Many scholars contend that, George W. Bush’s protestations notwithstanding, the President in many contexts is not the decider regarding federal prosecutions — he’s authorized to appoint and remove deciders, but his job is to supervise.
In 1831, President Andrew Jackson was faced with this very issue. Two years earlier, a man known as Constant Polari or Carrara broke into the palace of Laken [link] in Brussels and stole, among other things, royal jewels belonging to the Prince and Princess of Orange. After some intrigue straight out of National Treasure (some of the items taken were hidden in a compartment in a writing desk), Polari was arrested by U.S. customs agents [link]. Some of the jewels were retrieved, and the President wanted to return them to the Netherlands. Unfortunately, the district attorney was pursuing a forfeiture claim against the jewels and wasn’t inclined to stop. Jackson asked then-attorney general Roger Taney if he could make the DA back off. Taney’s opinion, titled The Jewels of the Princess of Orange [link], said he could, sort of. The President has the power to direct the district attorney to stop, Taney wrote, but:
The District Attorney might refuse to obey the President's order; and if he did refuse, the prosecution, while he remained in office, would still go on; because the President himself could give no order to the court or to the clerk to make any particular entry. He could only act through his subordinate officer, the district attorney, who is responsible to him and who holds his office at his pleasure. And if that officer still continues a prosecution which the President is satisfied ought not to continue, the removal of the disobedient officer and the substitution of one more worthy in his place would enable the President through him faithfully to execute the law.
This advice was put to the test during Andrew Jackson’s Bank War [link]. Jackson opposed the idea of a U.S. central bank, and in 1833 instructed the secretary of the treasury, Louis McLane, to remove the government’s funds from the Second Bank of the United States. Professor Peter Strauss explains [link], “the Bank’s authority ran until 1836, and the relevant statute provided that government funds were to be kept in it ‘unless the Secretary of the Treasury shall at any time otherwise order and direct.’ When Secretary McLane decided against removing the funds, Jackson removed him and appointed William Duane as his successor.” When Duane also said no [link], Jackson appointed Roger Taney to replace him. Taney did as he was told, but that didn’t go over so well with Congress. As Strauss explains:
The Senate passed a Resolution of Censure and subsequently rejected Taney’s nomination as Secretary — the first time in American history it had rejected a presidential nomination to the cabinet. When, in 1835, President Jackson nominated Taney to a seat as Associate Justice of the Supreme Court, that nomination, too, failed. Changes in Senate membership finally permitted his renomination and confirmation as Chief Justice months later, in 1836, and the eventual expungement of the Resolution of Censure.

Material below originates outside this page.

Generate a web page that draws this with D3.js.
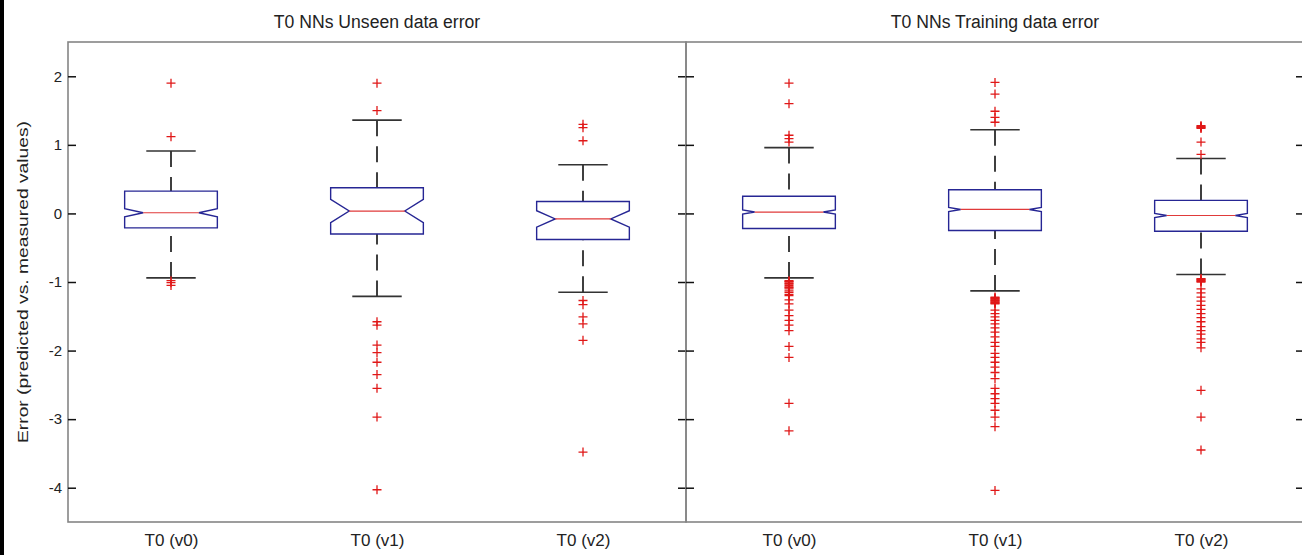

A more recent example is the the infamous Saturday Night Massacre during the Watergate scandal, when Richard Nixon instructed his subordinates to dismiss the special prosecutor. Both Attorney General Elliot Richardson and Deputy Attorney General William Ruckelshaus refused the order and were promptly fired. Nixon finally appointed Solicitor General Robert Bork, who did the deed. The Washington Post noted that this “immediately raised prospects that the President himself might be impeached or forced to resign” [link].